Zalmen Gradowski was a prisoner forced to work in a Sonderkommando (special squad) at Auschwitz-Birkenau. He was a Jewish prisoner given the unthinkable task of ushering Jewish deportees into the gas chambers, removing their bodies, salvaging any valuables, transporting their corpses to the crematoria, and destroying all evidence of their murders. Members of the Sonderkommandos were chosen for this gruesome forced labor assignment by the SS. When they discovered the horror of their assignment, some of them committed suicide or tried to induce the SS to kill them. Despite their impossible situation, many Sonderkommando prisoners chose to resist in two interlaced ways: by planning an uprising and testifying. Gradowski did both—by helping to lead a rebellion and by documenting his experiences. Within 120 scrawled notebook pages, his accounts describe the process of the Holocaust at Auschwitz-Birkenau, the relentless brutality of the Nazi regime, the relationships among the community of men forced to assist in this nightmare, and the unbearable separation and death of entire families, including his own.

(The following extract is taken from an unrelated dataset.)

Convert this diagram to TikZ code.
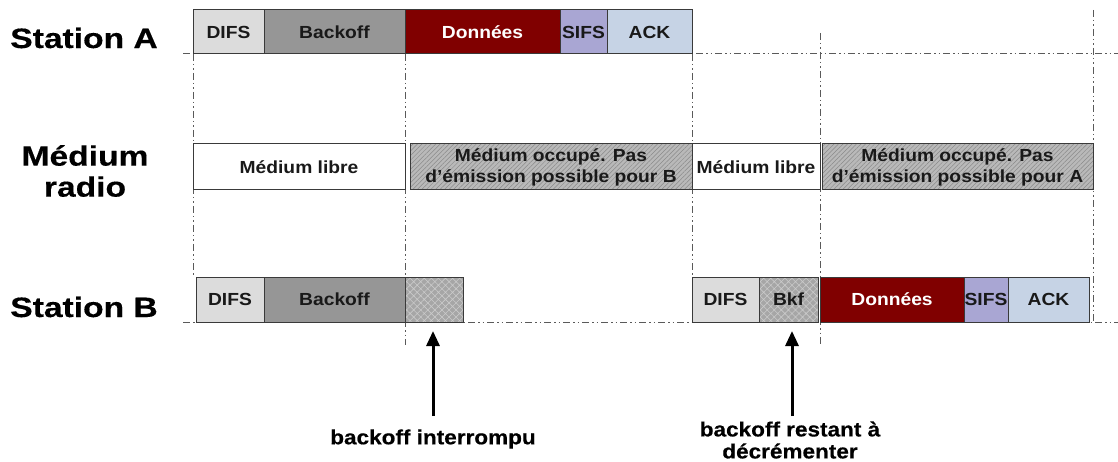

Amid daily unimaginable atrocities, he somehow wrote pages that were literary, sometimes even lyrical—hidden where and when one would least expect to find them.

The October 7th rebellion was completely crushed, and Gradowski was killed in the process, but his testimony lives on. His extraordinary and moving account, accompanied by a foreword and afterword by Philippe Mesnard and Arnold I. Davidson, is a voice speaking to us from the past on behalf of millions who were silenced.